Apparently as a girl I was to acquire a “hope chest” and then begin to fill it gradually with gifts given to me for that purpose. Lane assumed I would need a sturdy cedar(moth proof) chest to store my table linens, bed linens and wool blankets until I married and moved into my own home. I would go directly from my parents’ house where I kept the chest into the home with my husband. I absorbed all this, but felt it unlikely that I would  be given either the chest or the linens.

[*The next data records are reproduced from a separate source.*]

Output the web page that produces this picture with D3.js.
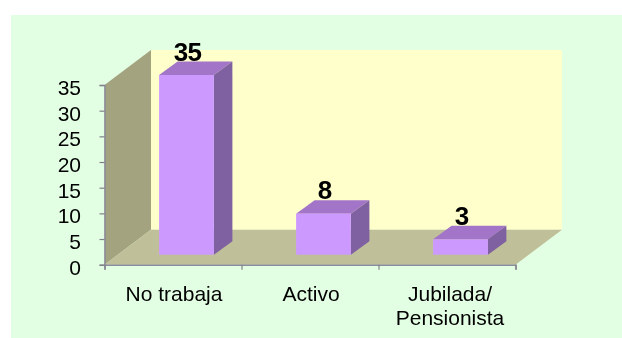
<!DOCTYPE html>
<html>
<head>
<meta charset="utf-8">
<script src="https://cdn.jsdelivr.net/npm/d3@7"></script>
<style>
html, body { margin: 0; padding: 0; background: #fff; }
svg { display: block; }
text { font-family: "Liberation Sans", Arial, sans-serif; fill: #000; }
</style>
</head>
<body>
<svg id="chart" width="622" height="338"></svg>
<script>
// data
var categories = ["No trabaja", "Activo", "Jubilada/|Pensionista"];
var values = [35, 8, 3];
var yTicks = [0, 5, 10, 15, 20, 25, 30, 35];

var svg = d3.select("#chart");

//blur, the original is a resampled picture
var defs = svg.append("defs");
defs.append("filter").attr("id", "soft")
    .attr("x", "-5%").attr("y", "-5%").attr("width", "110%").attr("height", "110%")
    .append("feGaussianBlur").attr("stdDeviation", 0.5);
defs.append("filter").attr("id", "softText")
    .attr("x", "-5%").attr("y", "-5%").attr("width", "110%").attr("height", "110%")
    .append("feGaussianBlur").attr("stdDeviation", 0.35);

var x = d3.scaleBand().domain(categories).range([104.5, 515.5]);
var y = d3.scaleLinear().domain([0, 35]).range([264.7, 85]);
var edge = d3.scaleLinear().domain([0, categories.length]).range([104.5, 515.5]);

//3d offsets
var depthX = 46.5, depthY = -35;
var shiftX = 13.5, shiftY = -10;
var barDepthX = 18.5, barDepthY = -13.5;
var barW = x.bandwidth() * 0.4;

function poly(pts) { return pts.map(function(p) { return p.join(","); }).join(" "); }

//panel
svg.append("rect").attr("x", 11).attr("y", 15).attr("width", 611).attr("height", 323)
    .attr("fill", "#e3ffe3");

var plot = svg.append("g").attr("filter", "url(#soft)");
var x0 = x.range()[0], x1 = x.range()[1], y0 = y(0), yT = y(35);

//back wall
plot.append("polygon")
    .attr("points", poly([[x0 + depthX, yT + depthY], [x1 + depthX, yT + depthY], [x1 + depthX, y0 + depthY], [x0 + depthX, y0 + depthY]]))
    .attr("fill", "#ffffcc");
//side wall
plot.append("polygon")
    .attr("points", poly([[x0, yT], [x0 + depthX, yT + depthY], [x0 + depthX, y0 + depthY], [x0, y0]]))
    .attr("fill", "#a3a380");
//floor
plot.append("polygon")
    .attr("points", poly([[x0, y0], [x1, y0], [x1 + depthX, y0 + depthY], [x0 + depthX, y0 + depthY]]))
    .attr("fill", "#bfbf99");

//bars
var bars = plot.selectAll("g.bar")
    .data(values)
    .enter()
    .append("g")
    .attr("class", "bar");

function left(d, i) { return x(categories[i]) + (x.bandwidth() - barW) / 2 + shiftX; }

bars.append("polygon")
    .attr("points", function(d, i) {
        var l = left(d, i), t = y(d) + shiftY;
        return poly([[l, t], [l + barW, t], [l + barW + barDepthX, t + barDepthY], [l + barDepthX, t + barDepthY]]);
    })
    .attr("fill", "#a375c8");
bars.append("polygon")
    .attr("points", function(d, i) {
        var r = left(d, i) + barW, t = y(d) + shiftY, b = y0 + shiftY;
        return poly([[r, t], [r + barDepthX, t + barDepthY], [r + barDepthX, b + barDepthY], [r, b]]);
    })
    .attr("fill", "#7f60a0");
bars.append("rect")
    .attr("x", left)
    .attr("y", function(d) { return y(d) + shiftY; })
    .attr("width", barW)
    .attr("height", function(d) { return y0 - y(d); })
    .attr("fill", "#cc99ff");

//axes
var yAxis = plot.append("g")
    .attr("transform", "translate(" + x0 + ",0)")
    .call(d3.axisLeft(y).tickValues(yTicks).tickSize(5).tickFormat(""));
var xAxis = plot.append("g")
    .attr("transform", "translate(0," + y0 + ")")
    .call(d3.axisBottom(edge).tickValues(d3.range(categories.length + 1)).tickSize(5).tickFormat(""));
svg.selectAll(".domain").attr("stroke", "#8c8c9c").attr("stroke-width", 1.5);
svg.selectAll(".tick line").attr("stroke", "#808088").attr("stroke-width", 1.2);

//tick labels
svg.append("g").attr("filter", "url(#softText)").selectAll("text")
    .data(yTicks)
    .enter()
    .append("text")
    .attr("x", 81)
    .attr("y", function(d) { return y(d) + 10; })
    .attr("text-anchor", "end")
    .attr("font-size", 21)
    .text(function(d) { return d; });

//category labels
var catLabels = svg.append("g").attr("filter", "url(#softText)").selectAll("text")
    .data(categories)
    .enter()
    .append("text")
    .attr("text-anchor", "middle")
    .attr("font-size", 21)
    .attr("y", 301);
catLabels.selectAll("tspan")
    .data(function(d, i) {
        return d.split("|").map(function(s) { return { s: s, c: x(d) + x.bandwidth() / 2 + (i == 2 ? 3 : 1) }; });
    })
    .enter()
    .append("tspan")
    .attr("x", function(d) { return d.c; })
    .attr("dy", function(d, i) { return i ? 23.5 : 0; })
    .text(function(d) { return d.s; });

//value labels
svg.append("g").attr("filter", "url(#softText)").selectAll("text")
    .data(values)
    .enter()
    .append("text")
    .attr("x", function(d, i) { return left(d, i) + barW / 2 + 1; })
    .attr("y", function(d) { return y(d) + shiftY - 14.5; })
    .attr("text-anchor", "middle")
    .attr("font-size", 26)
    .attr("letter-spacing", -0.8)
    .attr("font-weight", "bold")
    .text(function(d) { return d; });
</script>
</body>
</html>
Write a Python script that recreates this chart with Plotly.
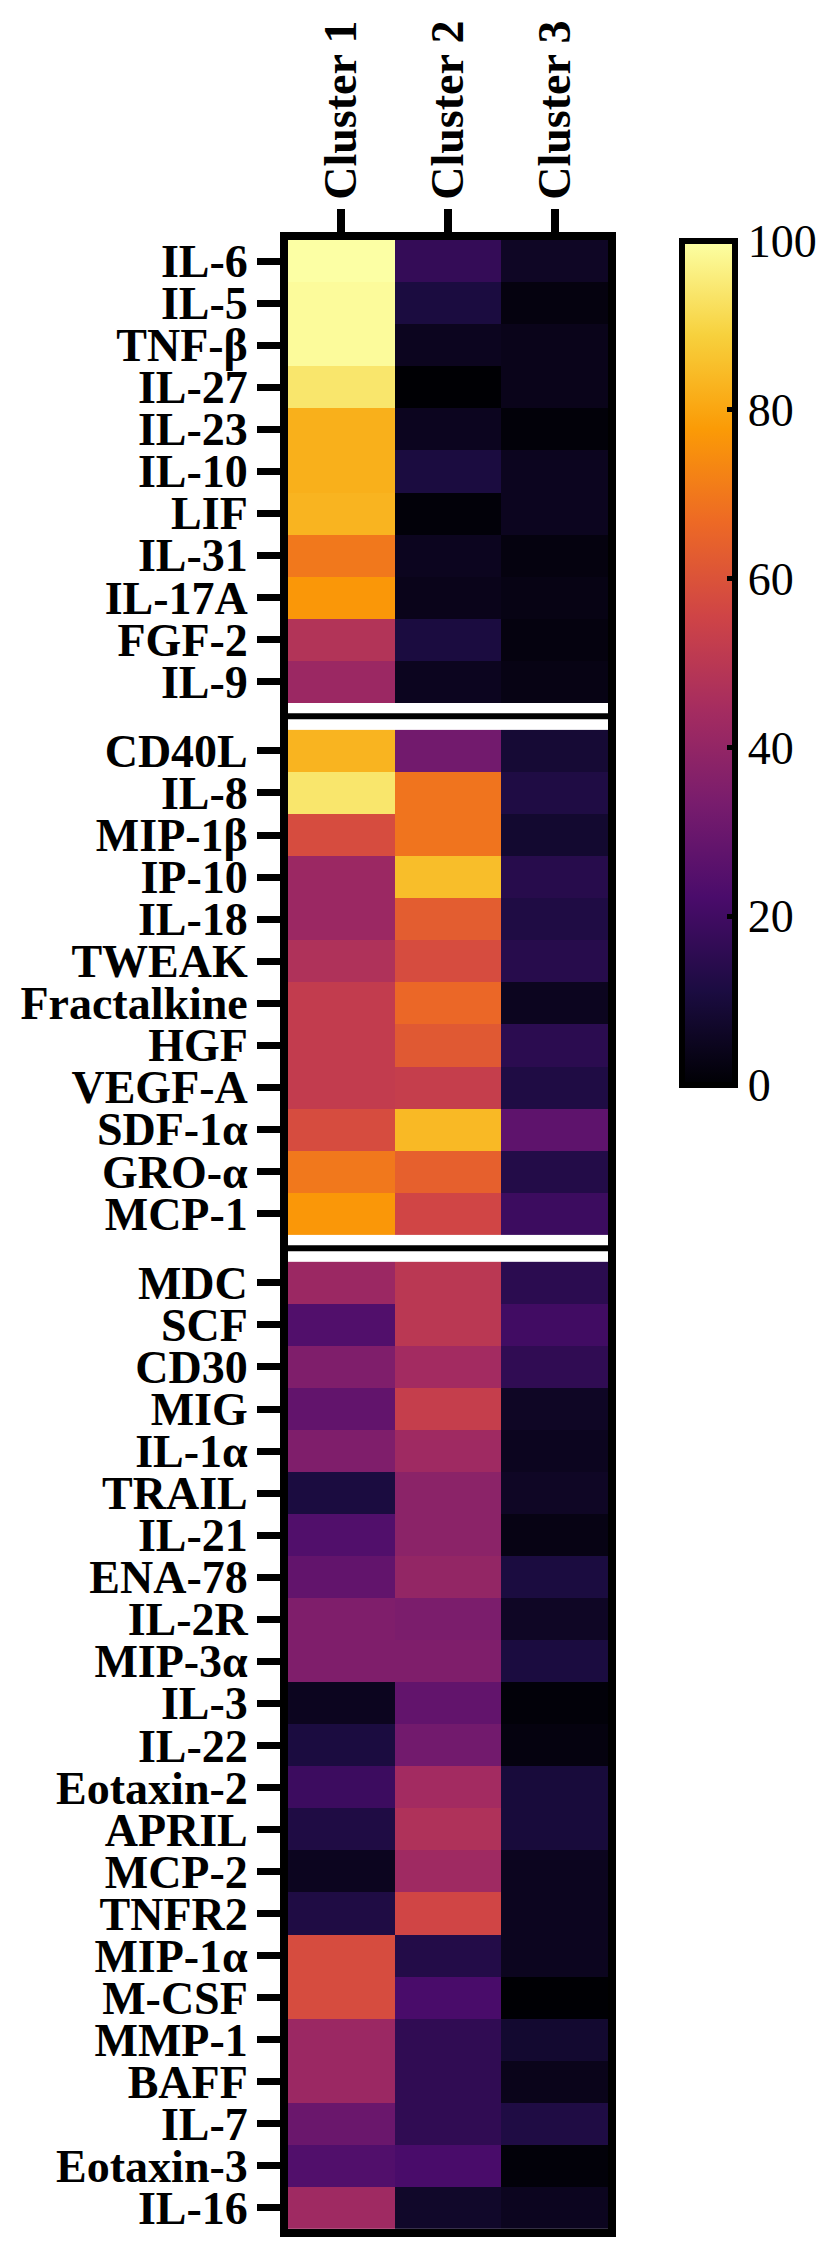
import plotly.graph_objects as go

clusters = ["Cluster 1", "Cluster 2", "Cluster 3"]

group1_labels = ["IL-6", "IL-5", "TNF-β", "IL-27", "IL-23", "IL-10", "LIF", "IL-31", "IL-17A", "FGF-2", "IL-9"]
group1_c1 = [100, 99, 99, 94, 82, 82, 83, 70, 77, 48, 42]
group1_c2 = [17, 11, 5, 0, 5, 11, 1, 5, 4, 11, 5]
group1_c3 = [6, 2, 4, 4, 1, 5, 5, 2, 3, 2, 3]

group2_labels = ["CD40L", "IL-8", "MIP-1β", "IP-10", "IL-18", "TWEAK", "Fractalkine", "HGF", "VEGF-A", "SDF-1α", "GRO-α", "MCP-1"]
group2_c1 = [83, 94, 58, 42, 42, 47, 52, 52, 52, 58, 70, 77]
group2_c2 = [32, 69, 69, 85, 63, 58, 66, 62, 53, 84, 64, 56]
group2_c3 = [9, 12, 8, 14, 12, 14, 5, 15, 12, 27, 13, 19]

group3_labels = ["MDC", "SCF", "CD30", "MIG", "IL-1α", "TRAIL", "IL-21", "ENA-78", "IL-2R", "MIP-3α", "IL-3", "IL-22",
                 "Eotaxin-2", "APRIL", "MCP-2", "TNFR2", "MIP-1α", "M-CSF", "MMP-1", "BAFF", "IL-7", "Eotaxin-3", "IL-16"]
group3_c1 = [42, 24, 35, 28, 35, 11, 24, 28, 35, 35, 5, 11, 19, 12, 5, 12, 58, 58, 42, 42, 30, 24, 43]
group3_c2 = [50, 50, 44, 53, 43, 38, 38, 40, 34, 35, 28, 32, 44, 47, 43, 56, 13, 22, 16, 16, 16, 22, 7]
group3_c3 = [15, 20, 16, 6, 5, 6, 3, 11, 6, 11, 1, 2, 10, 10, 5, 5, 5, 0, 8, 4, 12, 1, 5]

colorbar_ticks = [0, 20, 40, 60, 80, 100]

GAP = 0.65  # separator height in row units

groups = [
    (group1_labels, [group1_c1, group1_c2, group1_c3]),
    (group2_labels, [group2_c1, group2_c2, group2_c3]),
    (group3_labels, [group3_c1, group3_c2, group3_c3]),
]

fig = go.Figure()
tickvals, ticktext, sep_lines = [], [], []
start = 0.0
for gi, (labels, cols) in enumerate(groups):
    n = len(labels)
    edges = [start + i for i in range(n + 1)]
    z = [[cols[c][r] for c in range(3)] for r in range(n)]
    fig.add_trace(go.Heatmap(
        x=clusters, y=edges, z=z, coloraxis="coloraxis",
        hovertemplate="%{x}<br>%{z}<extra></extra>",
    ))
    tickvals += [start + i + 0.5 for i in range(n)]
    ticktext += labels
    start += n
    if gi < len(groups) - 1:
        sep_lines.append(start + GAP / 2)
        start += GAP
total = start

for yv in sep_lines:
    fig.add_shape(type="line", xref="x domain", yref="y", x0=0, x1=1, y0=yv, y1=yv,
                  line=dict(color="black", width=6), layer="above")

axis_font = dict(family="Liberation Serif", size=46, color="black", weight=700)

PLOT_L, PLOT_R, PLOT_T, PLOT_B = 274, 600, 224, 2226

fig.update_layout(
    width=838, height=2241, autosize=False,
    margin=dict(l=PLOT_L, r=838 - PLOT_R, t=PLOT_T, b=2241 - PLOT_B),
    paper_bgcolor="white", plot_bgcolor="white",
    coloraxis=dict(
        colorscale="Inferno", cmin=0, cmax=100,
        colorbar=dict(
            x=(675 - PLOT_L) / (PLOT_R - PLOT_L), xanchor="left",
            y=(PLOT_B - 225) / (PLOT_B - PLOT_T), yanchor="top",
            lenmode="pixels", len=844, thickness=53,
            xpad=0, ypad=0,
            outlinewidth=6, outlinecolor="black",
            ticks="inside", ticklen=11, tickwidth=5, tickcolor="black",
            tickvals=colorbar_ticks,
            tickfont=dict(family="Liberation Serif", size=46, color="black"),
        ),
    ),
    xaxis=dict(
        side="top", type="category", tickangle=-90,
        ticks="outside", ticklen=23, tickwidth=7.5, tickcolor="black",
        showline=True, linewidth=8, linecolor="black", mirror=True,
        tickfont=axis_font, showgrid=False, zeroline=False, fixedrange=True,
    ),
    yaxis=dict(
        range=[total, 0], tickvals=tickvals, ticktext=ticktext,
        ticks="outside", ticklen=23, tickwidth=7, tickcolor="black",
        showline=True, linewidth=8, linecolor="black", mirror=True,
        tickfont=axis_font, showgrid=False, zeroline=False, fixedrange=True,
    ),
)

fig.write_html("out.html")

By my college graduation in 1969, I now longer had any of the romantic ideas from my younger life. I expected to leave college, go to work, move into my own apartment and begin to build a life after college. I did, however, have a lingering sense that I should mark this transition with a domestic purchase. Just before I left Cambridge, I bought this little blue glass bird. It sits on my windowsill today reminding me of my first furnishing for a future “room of my own.”

26 thoughts on ““A Girl Can Dream”

  1. I imagine it is very smooth and weighty, and the way the light and images shine make me want to pick it up and look through and move it around.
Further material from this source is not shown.